Ms Anstee had set up the Addis Ababa negotiations in the hope of reaching agreement on a ceasefire in the latest round of fighting, which has claimed around 15,000 lives and left central Huambo in ruins.

Relief workers evacuated from the town in January spoke of widespread destruction with no hospital facilities, no doctors, no water, no electricity and no food supplies. World Food Programme officials in Luanda have warned that up to 3 million people nationwide could soon face severe food shortages.

The violence resumed in October following Mr Savimbi's decision to reject his defeat in Angola's first-ever multi-party elections, withdraw his troops from the Unified Armed Forces, and return to the bush.

The UN and the international community - having believed Mr Savimbi's pledge to respect the results of the elections - have pleaded, negotiated and even threatened the rebel leader to no avail.
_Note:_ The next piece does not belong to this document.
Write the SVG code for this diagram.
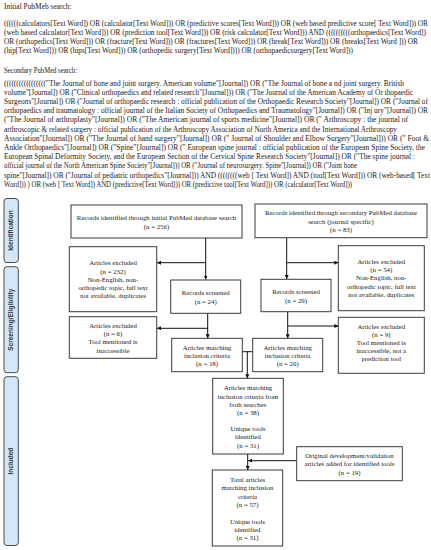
<svg xmlns="http://www.w3.org/2000/svg" width="431" height="550" viewBox="0 0 431 550">
<defs>
<style>
.q{font-family:"Liberation Serif","Times New Roman",serif;font-size:7.2px;fill:#1a1a1a}
.t{font-family:"Liberation Serif","Times New Roman",serif;font-size:6.8px;fill:#1a1a1a;text-anchor:middle}
.bx{fill:#fff;stroke:#3a3a3a;stroke-width:1}
.bar{fill:#d2e8f9;stroke:#4a4a4a;stroke-width:1}
.bt{font-family:"Liberation Sans",Arial,sans-serif;font-size:6.5px;font-weight:bold;fill:#333;text-anchor:middle}
.ln{fill:none;stroke:#111;stroke-width:1}
</style>
<marker id="ah" viewBox="0 0 8 8" refX="8" refY="4" markerWidth="4" markerHeight="4" orient="auto" markerUnits="userSpaceOnUse"><path d="M0,0 L8,4 L0,8 z" fill="#111"/></marker>
</defs>
<rect width="431" height="550" fill="#fff"/>
<g id="search-text">
<text class="q" x="4" y="8.5" textLength="67.5" lengthAdjust="spacingAndGlyphs">Initial PubMeb search:</text>
<text class="q" x="4" y="26.3" textLength="424" lengthAdjust="spacingAndGlyphs">((((((calculators[Text Word]) OR (calculator[Text Word])) OR (predictive scores[Text Word])) OR (web based predictive score[ Text Word])) OR</text>
<text class="q" x="4" y="35.3" textLength="422" lengthAdjust="spacingAndGlyphs">(web based calculator[Text Word])) OR (prediction tool[Text Word])) OR (risk calculator[Text Word])) AND ((((((((((orthopaedics[Text Word])</text>
<text class="q" x="4" y="44.2" textLength="414" lengthAdjust="spacingAndGlyphs">OR (orthopedics[Text Word])) OR (fracture[Text Word])) OR (fractures[Text Word])) OR (break[Text Word])) OR (breaks[Text Word ])) OR</text>
<text class="q" x="4" y="53.2" textLength="349" lengthAdjust="spacingAndGlyphs">(hip[Text Word])) OR (hips[Text Word])) OR (orthopedic surgery[Text Word]))) OR (orthopaedicsurgery[Text Word]))</text>
<text class="q" x="4" y="73" textLength="73" lengthAdjust="spacingAndGlyphs">Secondary PubMed search:</text>
<text class="q" x="4" y="85.5" textLength="400" lengthAdjust="spacingAndGlyphs">((((((((((((((((("The  Journal of bone and joint surgery. American volume"[Journal]) OR ("The Journal of bone a nd joint surgery. British</text>
<text class="q" x="4" y="94.7" textLength="409" lengthAdjust="spacingAndGlyphs">volume"[Journal]) OR ("Clinical orthopaedics and related research"[Journal])) OR ("The Journal of the American Academy of Or thopaedic</text>
<text class="q" x="4" y="103.9" textLength="424" lengthAdjust="spacingAndGlyphs">Surgeons"[Journal]) OR ("Journal of orthopaedic research : official publication of the Orthopaedic Research Society"[Journal]) OR ("Journal of</text>
<text class="q" x="4" y="113.1" textLength="424" lengthAdjust="spacingAndGlyphs">orthopaedics and traumatology : official journal of the Italian Society of Orthopaedics and Traumatology"[Journal]) OR ("Inj ury"[Journal]) OR</text>
<text class="q" x="4" y="122.3" textLength="404" lengthAdjust="spacingAndGlyphs">("The Journal of arthroplasty"[Journal]) OR ("The American journal of sports medicine"[Journal]) OR (" Arthroscopy : the journal of</text>
<text class="q" x="4" y="131.5" textLength="393" lengthAdjust="spacingAndGlyphs">arthroscopic &amp; related surgery : official publication of the Arthroscopy Association of North America and the International  Arthroscopy</text>
<text class="q" x="4" y="140.7" textLength="425" lengthAdjust="spacingAndGlyphs">Association"[Journal]) OR ("The Journal of hand surgery"[Journal]) OR (" Journal of Shoulder and Elbow Surgery"[Journal])) OR (" Foot &amp;</text>
<text class="q" x="4" y="149.9" textLength="421" lengthAdjust="spacingAndGlyphs">Ankle Orthopaedics"[Journal]) OR ("Spine"[Journal]) OR (" European spine journal : official publication of the European Spine Society, the</text>
<text class="q" x="4" y="159.1" textLength="411" lengthAdjust="spacingAndGlyphs">European Spinal Deformity Society, and the European Section of the Cervical Spine Research Society"[Journal]) OR ("The spine journal :</text>
<text class="q" x="4" y="168.3" textLength="353" lengthAdjust="spacingAndGlyphs">official journal of the North American Spine Society"[Journal])) OR ("Journal of neurosurgery. Spine"[Journal]) OR ("Joint bone</text>
<text class="q" x="4" y="177.5" textLength="426" lengthAdjust="spacingAndGlyphs">spine"[Journal]) OR ("Journal of pediatric orthopedics"[Journal])) AND ((((((((web [ Text Word]) AND (tool[Text Word])) OR (web-based[ Text</text>
<text class="q" x="4" y="186.7" textLength="348" lengthAdjust="spacingAndGlyphs">Word])) ) OR (web [ Text Word]) AND (predictive[Text Word])) OR (predictive tool[Text Word])) OR (calculator[Text Word]))</text>
</g>
<g id="phase-identification">
<rect class="bar" x="4" y="198.5" width="14.3" height="64" rx="3"/>
<text class="bt" transform="translate(13.4,230.5) rotate(-90)">Identification</text>
</g>
<g id="phase-screening">
<rect class="bar" x="4" y="266.7" width="14.3" height="106" rx="3"/>
<text class="bt" transform="translate(13.4,319.7) rotate(-90)">Screening/Eligibility</text>
</g>
<g id="phase-included">
<rect class="bar" x="4" y="376.7" width="14.3" height="168.8" rx="3"/>
<text class="bt" transform="translate(13.4,461.1) rotate(-90)">Included</text>
</g>
<g id="connectors">
<path class="ln" d="M205.7,238 V279.5" marker-end="url(#ah)"/>
<path class="ln" d="M205.7,262.7 H157" marker-end="url(#ah)"/>
<path class="ln" d="M286.7,237.7 V279" marker-end="url(#ah)"/>
<path class="ln" d="M286.7,262.7 H338.3" marker-end="url(#ah)"/>
<path class="ln" d="M207.7,313.3 V338.3" marker-end="url(#ah)"/>
<path class="ln" d="M207.7,328.3 H157" marker-end="url(#ah)"/>
<path class="ln" d="M287.7,311.7 V338.3" marker-end="url(#ah)"/>
<path class="ln" d="M287.7,326 H338.3" marker-end="url(#ah)"/>
<path class="ln" d="M242.3,351.7 H252.7"/>
<path class="ln" d="M247.3,351.7 V378.3" marker-end="url(#ah)"/>
<path class="ln" d="M247.7,454 V470" marker-end="url(#ah)"/>
<path class="ln" d="M296.7,460.7 H248.2" marker-end="url(#ah)"/>
</g>
<g id="box-initial">
<rect class="bx" x="71" y="205" width="171" height="33"/>
<text class="t" x="156.5" y="220.3">Records identified through initial PubMed database search</text>
<text class="t" x="156.5" y="228.7">(n = 256)</text>
</g>
<g id="box-secondary">
<rect class="bx" x="255" y="204" width="172" height="33.7"/>
<text class="t" x="341" y="214.7">Records identified through secondary PubMed database</text>
<text class="t" x="341" y="223.7">search (journal specific)</text>
<text class="t" x="341" y="232">(n = 83)</text>
</g>
<g id="box-excluded-232">
<rect class="bx" x="69.3" y="246.7" width="87.4" height="65"/>
<text class="t" x="113" y="265.3">Articles excluded</text>
<text class="t" x="113" y="273.7">(n = 232)</text>
<text class="t" x="113" y="282">Non-English, non-</text>
<text class="t" x="113" y="290.1">orthopedic topic, full text</text>
<text class="t" x="113" y="298.2">not available, duplicates</text>
</g>
<g id="box-screened-24">
<rect class="bx" x="170.7" y="280" width="70" height="33.3"/>
<text class="t" x="205.7" y="295.3">Records screened</text>
<text class="t" x="205.7" y="304">(n = 24)</text>
</g>
<g id="box-screened-29">
<rect class="bx" x="261" y="279.3" width="70" height="32.4"/>
<text class="t" x="296" y="294.3">Records screened</text>
<text class="t" x="296" y="303">(n = 29)</text>
</g>
<g id="box-excluded-54">
<rect class="bx" x="338.3" y="245.7" width="86" height="65"/>
<text class="t" x="381.3" y="263.7">Articles excluded</text>
<text class="t" x="381.3" y="272">(n = 54)</text>
<text class="t" x="381.3" y="280.3">Non-English, non-</text>
<text class="t" x="381.3" y="288.6">orthopedic topic, full text</text>
<text class="t" x="381.3" y="296.9">not available, duplicates</text>
</g>
<g id="box-excluded-6">
<rect class="bx" x="69.3" y="316.7" width="87.4" height="41.6"/>
<text class="t" x="113" y="328">Articles excluded</text>
<text class="t" x="113" y="336.3">(n = 6)</text>
<text class="t" x="113" y="344.4">Tool mentioned is</text>
<text class="t" x="113" y="352.7">inaccessible</text>
</g>
<g id="box-matching-18">
<rect class="bx" x="171.7" y="338.3" width="70.6" height="33.4"/>
<text class="t" x="207" y="350.3">Articles matching</text>
<text class="t" x="207" y="358.2">inclusion criteria</text>
<text class="t" x="207" y="366.2">(n = 18)</text>
</g>
<g id="box-matching-20">
<rect class="bx" x="252.7" y="338.3" width="70" height="33.4"/>
<text class="t" x="287.7" y="350.3">Articles matching</text>
<text class="t" x="287.7" y="358.2">inclusion criteria</text>
<text class="t" x="287.7" y="366.2">(n = 20)</text>
</g>
<g id="box-excluded-9">
<rect class="bx" x="338.3" y="317.3" width="86" height="56"/>
<text class="t" x="381.3" y="328.7">Articles excluded</text>
<text class="t" x="381.3" y="337">(n = 9)</text>
<text class="t" x="381.3" y="344.8">Tool mentioned is</text>
<text class="t" x="381.3" y="352.8">inaccessible, not a</text>
<text class="t" x="381.3" y="361">prediction tool</text>
</g>
<g id="box-both-searches">
<rect class="bx" x="212.7" y="378.3" width="70.6" height="75.7"/>
<text class="t" x="248" y="390.3">Articles matching</text>
<text class="t" x="248" y="398.7">inclusion criteria from</text>
<text class="t" x="248" y="407">both searches</text>
<text class="t" x="248" y="414.9">(n = 38)</text>
<text class="t" x="248" y="431.1">Unique tools</text>
<text class="t" x="248" y="439.4">identified</text>
<text class="t" x="248" y="447.7">(n = 31)</text>
</g>
<g id="box-original-articles">
<rect class="bx" x="296.7" y="446.7" width="105.6" height="34"/>
<text class="t" x="349.5" y="458">Original development/validation</text>
<text class="t" x="349.5" y="466.3">articles added for identified tools</text>
<text class="t" x="349.5" y="474.7">(n = 19)</text>
</g>
<g id="box-total">
<rect class="bx" x="212.3" y="470" width="70.4" height="76"/>
<text class="t" x="247.5" y="482">Total articles</text>
<text class="t" x="247.5" y="490.3">matching inclusion</text>
<text class="t" x="247.5" y="498.7">criteria</text>
<text class="t" x="247.5" y="507">(n = 57)</text>
<text class="t" x="247.5" y="523.7">Unique tools</text>
<text class="t" x="247.5" y="532">identified</text>
<text class="t" x="247.5" y="539.8">(n = 31)</text>
</g>
</svg>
While some of the tactics of security forces and armed civilians loyal to President Jose Eduardo dos Santos's ruling Popular Movement for the Liberation of Angola (MPLA) against Unita supporters have resulted in serious human rights abuses, most observers put the blame for restarting the war squarely on Mr Savimbi.

Unita's failure to attend the peace talks is likely to increase pressure on President Bill Clinton's administration to recognise the MPLA government and on the international community to slap sanctions on Unita, such as banning any food and medical supplies to rebel-held areas and closing down Unita offices in Europe and the US.